▶ [DIRECTION]:
Quote only the span from the first line of the entries to the line containing "y_tick_vals = [0.5, 0.6, 0.7, 0.8, 0.9]", both ends kept. Leave every picture out.

▶ [AVAILABLE DATA]:
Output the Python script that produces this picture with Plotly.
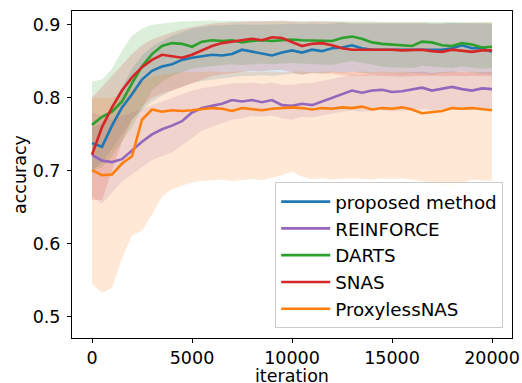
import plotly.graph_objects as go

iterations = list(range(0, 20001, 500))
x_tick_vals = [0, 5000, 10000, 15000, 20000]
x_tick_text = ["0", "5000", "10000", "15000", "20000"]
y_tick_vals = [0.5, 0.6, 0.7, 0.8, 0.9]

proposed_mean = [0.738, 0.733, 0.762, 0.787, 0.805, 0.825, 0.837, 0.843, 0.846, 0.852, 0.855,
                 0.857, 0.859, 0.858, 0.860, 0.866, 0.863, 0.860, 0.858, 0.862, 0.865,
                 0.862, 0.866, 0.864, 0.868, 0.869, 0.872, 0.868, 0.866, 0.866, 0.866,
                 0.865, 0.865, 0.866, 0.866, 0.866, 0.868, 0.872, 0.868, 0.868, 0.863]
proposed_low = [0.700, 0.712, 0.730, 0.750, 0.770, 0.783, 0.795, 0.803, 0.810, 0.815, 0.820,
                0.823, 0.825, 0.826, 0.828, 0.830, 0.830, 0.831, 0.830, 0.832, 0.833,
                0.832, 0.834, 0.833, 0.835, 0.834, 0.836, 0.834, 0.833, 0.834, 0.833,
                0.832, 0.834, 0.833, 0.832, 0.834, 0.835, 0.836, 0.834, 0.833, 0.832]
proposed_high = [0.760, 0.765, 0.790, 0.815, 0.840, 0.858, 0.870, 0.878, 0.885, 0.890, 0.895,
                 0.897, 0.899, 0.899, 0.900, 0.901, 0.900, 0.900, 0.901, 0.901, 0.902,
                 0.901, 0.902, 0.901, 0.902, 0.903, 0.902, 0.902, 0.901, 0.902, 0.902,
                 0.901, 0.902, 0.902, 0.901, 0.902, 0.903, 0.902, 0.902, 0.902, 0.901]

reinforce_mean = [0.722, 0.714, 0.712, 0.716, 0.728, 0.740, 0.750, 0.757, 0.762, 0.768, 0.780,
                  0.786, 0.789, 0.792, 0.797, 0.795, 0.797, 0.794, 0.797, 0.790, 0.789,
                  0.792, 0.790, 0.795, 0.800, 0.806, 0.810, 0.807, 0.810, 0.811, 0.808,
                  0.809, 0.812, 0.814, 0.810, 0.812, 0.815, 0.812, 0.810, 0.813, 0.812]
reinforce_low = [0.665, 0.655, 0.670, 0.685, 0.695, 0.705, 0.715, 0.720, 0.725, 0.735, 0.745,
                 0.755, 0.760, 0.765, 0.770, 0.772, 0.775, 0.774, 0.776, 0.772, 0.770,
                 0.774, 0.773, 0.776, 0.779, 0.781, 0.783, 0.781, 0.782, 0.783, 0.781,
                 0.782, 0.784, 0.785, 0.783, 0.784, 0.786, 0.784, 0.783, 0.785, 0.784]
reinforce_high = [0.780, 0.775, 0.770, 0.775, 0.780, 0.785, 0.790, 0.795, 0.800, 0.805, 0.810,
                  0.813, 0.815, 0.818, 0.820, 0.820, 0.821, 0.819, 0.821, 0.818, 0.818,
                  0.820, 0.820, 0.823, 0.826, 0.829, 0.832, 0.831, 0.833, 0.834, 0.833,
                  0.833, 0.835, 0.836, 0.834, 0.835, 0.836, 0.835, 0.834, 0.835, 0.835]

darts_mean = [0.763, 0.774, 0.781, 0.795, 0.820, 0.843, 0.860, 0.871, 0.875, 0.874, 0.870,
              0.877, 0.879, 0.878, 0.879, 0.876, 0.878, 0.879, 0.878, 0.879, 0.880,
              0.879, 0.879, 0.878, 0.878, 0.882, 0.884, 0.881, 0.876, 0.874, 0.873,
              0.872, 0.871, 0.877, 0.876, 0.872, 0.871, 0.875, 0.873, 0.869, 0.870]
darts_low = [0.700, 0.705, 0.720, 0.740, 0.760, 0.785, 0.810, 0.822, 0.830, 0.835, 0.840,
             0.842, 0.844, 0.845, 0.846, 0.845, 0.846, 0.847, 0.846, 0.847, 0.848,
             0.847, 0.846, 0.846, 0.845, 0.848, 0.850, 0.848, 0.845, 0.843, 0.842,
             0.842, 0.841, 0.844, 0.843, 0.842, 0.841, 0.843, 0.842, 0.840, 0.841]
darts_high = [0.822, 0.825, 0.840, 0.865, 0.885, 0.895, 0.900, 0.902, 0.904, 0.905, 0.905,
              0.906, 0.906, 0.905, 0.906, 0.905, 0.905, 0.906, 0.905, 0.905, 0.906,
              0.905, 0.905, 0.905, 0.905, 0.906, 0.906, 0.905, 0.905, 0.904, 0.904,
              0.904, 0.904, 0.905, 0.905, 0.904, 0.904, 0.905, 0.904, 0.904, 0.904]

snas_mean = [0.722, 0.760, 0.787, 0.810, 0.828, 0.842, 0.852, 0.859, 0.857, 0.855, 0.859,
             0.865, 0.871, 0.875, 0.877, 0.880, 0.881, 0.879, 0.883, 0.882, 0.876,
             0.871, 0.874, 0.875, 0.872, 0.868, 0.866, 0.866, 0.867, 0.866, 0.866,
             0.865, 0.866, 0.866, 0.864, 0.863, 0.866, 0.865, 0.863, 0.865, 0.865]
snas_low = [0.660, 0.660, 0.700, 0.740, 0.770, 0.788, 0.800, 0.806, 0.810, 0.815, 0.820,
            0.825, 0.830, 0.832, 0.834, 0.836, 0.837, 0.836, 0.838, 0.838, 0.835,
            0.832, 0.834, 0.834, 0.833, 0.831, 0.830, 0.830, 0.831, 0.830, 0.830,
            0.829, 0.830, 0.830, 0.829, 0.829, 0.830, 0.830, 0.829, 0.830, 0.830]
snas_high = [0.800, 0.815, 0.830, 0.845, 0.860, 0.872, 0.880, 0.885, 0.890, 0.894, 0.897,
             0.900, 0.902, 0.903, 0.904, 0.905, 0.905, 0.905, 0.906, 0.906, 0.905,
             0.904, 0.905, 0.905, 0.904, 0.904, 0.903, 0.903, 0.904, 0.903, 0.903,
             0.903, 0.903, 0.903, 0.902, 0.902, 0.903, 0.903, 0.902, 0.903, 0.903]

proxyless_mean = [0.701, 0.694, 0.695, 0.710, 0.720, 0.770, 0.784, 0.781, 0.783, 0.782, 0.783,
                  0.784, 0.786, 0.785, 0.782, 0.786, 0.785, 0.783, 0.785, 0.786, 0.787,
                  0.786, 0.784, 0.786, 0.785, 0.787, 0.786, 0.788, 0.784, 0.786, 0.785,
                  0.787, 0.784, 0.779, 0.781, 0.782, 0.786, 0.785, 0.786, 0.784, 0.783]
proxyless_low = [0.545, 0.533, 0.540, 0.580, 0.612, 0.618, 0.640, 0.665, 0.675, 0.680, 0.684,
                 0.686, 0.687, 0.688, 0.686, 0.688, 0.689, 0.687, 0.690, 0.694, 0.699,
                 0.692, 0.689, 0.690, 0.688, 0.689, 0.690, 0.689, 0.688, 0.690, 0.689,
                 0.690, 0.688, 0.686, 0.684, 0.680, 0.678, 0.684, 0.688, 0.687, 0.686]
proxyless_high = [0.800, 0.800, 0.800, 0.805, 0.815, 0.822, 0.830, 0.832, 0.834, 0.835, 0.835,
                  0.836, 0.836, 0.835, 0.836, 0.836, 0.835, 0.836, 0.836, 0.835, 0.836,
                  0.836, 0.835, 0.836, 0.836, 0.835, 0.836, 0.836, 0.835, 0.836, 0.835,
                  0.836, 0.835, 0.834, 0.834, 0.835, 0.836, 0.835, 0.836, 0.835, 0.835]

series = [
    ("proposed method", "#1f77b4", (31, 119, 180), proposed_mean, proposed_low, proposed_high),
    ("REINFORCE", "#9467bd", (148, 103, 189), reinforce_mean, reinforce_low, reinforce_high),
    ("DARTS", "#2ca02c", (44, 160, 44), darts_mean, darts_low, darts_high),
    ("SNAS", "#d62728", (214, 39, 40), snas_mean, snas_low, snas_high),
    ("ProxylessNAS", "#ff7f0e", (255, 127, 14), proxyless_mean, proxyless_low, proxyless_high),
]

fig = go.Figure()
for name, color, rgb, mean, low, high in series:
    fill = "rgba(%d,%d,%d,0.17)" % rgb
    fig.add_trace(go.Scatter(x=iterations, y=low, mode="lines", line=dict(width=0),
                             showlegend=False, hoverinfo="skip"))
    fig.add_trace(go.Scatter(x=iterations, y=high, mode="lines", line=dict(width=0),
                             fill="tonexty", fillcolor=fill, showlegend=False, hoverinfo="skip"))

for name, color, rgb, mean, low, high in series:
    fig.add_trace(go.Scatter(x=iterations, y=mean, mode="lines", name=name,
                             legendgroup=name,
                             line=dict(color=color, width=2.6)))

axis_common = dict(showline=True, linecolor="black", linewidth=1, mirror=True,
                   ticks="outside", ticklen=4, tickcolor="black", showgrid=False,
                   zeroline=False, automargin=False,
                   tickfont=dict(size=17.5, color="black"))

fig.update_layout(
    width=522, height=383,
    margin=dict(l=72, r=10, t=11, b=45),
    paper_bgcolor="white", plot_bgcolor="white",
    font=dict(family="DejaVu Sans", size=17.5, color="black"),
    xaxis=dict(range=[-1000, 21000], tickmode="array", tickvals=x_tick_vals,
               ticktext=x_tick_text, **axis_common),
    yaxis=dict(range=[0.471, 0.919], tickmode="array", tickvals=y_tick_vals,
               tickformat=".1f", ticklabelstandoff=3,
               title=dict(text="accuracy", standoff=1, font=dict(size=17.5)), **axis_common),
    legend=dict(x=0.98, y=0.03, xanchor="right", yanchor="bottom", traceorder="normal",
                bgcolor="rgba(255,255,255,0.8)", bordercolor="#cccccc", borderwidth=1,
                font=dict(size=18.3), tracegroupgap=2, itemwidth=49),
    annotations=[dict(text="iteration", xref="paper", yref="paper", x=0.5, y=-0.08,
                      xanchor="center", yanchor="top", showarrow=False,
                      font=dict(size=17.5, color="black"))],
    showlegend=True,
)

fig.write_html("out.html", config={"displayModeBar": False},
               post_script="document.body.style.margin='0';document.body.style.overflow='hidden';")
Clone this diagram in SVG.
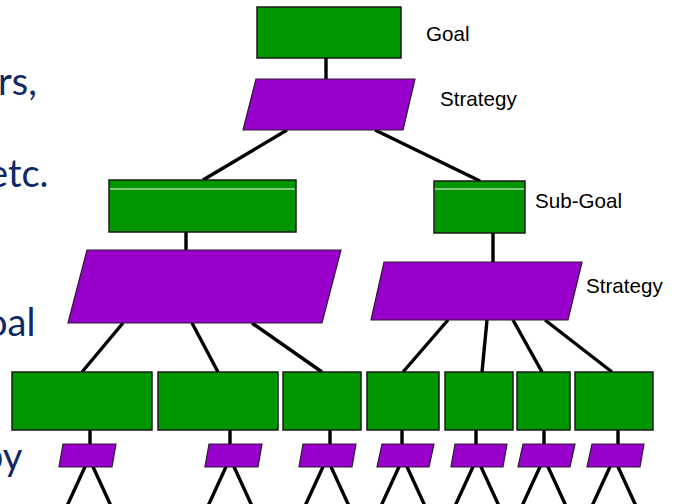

▶ [RESULT OF THE TASK]:
Output the Python script that produces this picture with Plotly.
import plotly.graph_objects as go

iterations = list(range(0, 20001, 500))
x_tick_vals = [0, 5000, 10000, 15000, 20000]
x_tick_text = ["0", "5000", "10000", "15000", "20000"]
y_tick_vals = [0.5, 0.6, 0.7, 0.8, 0.9]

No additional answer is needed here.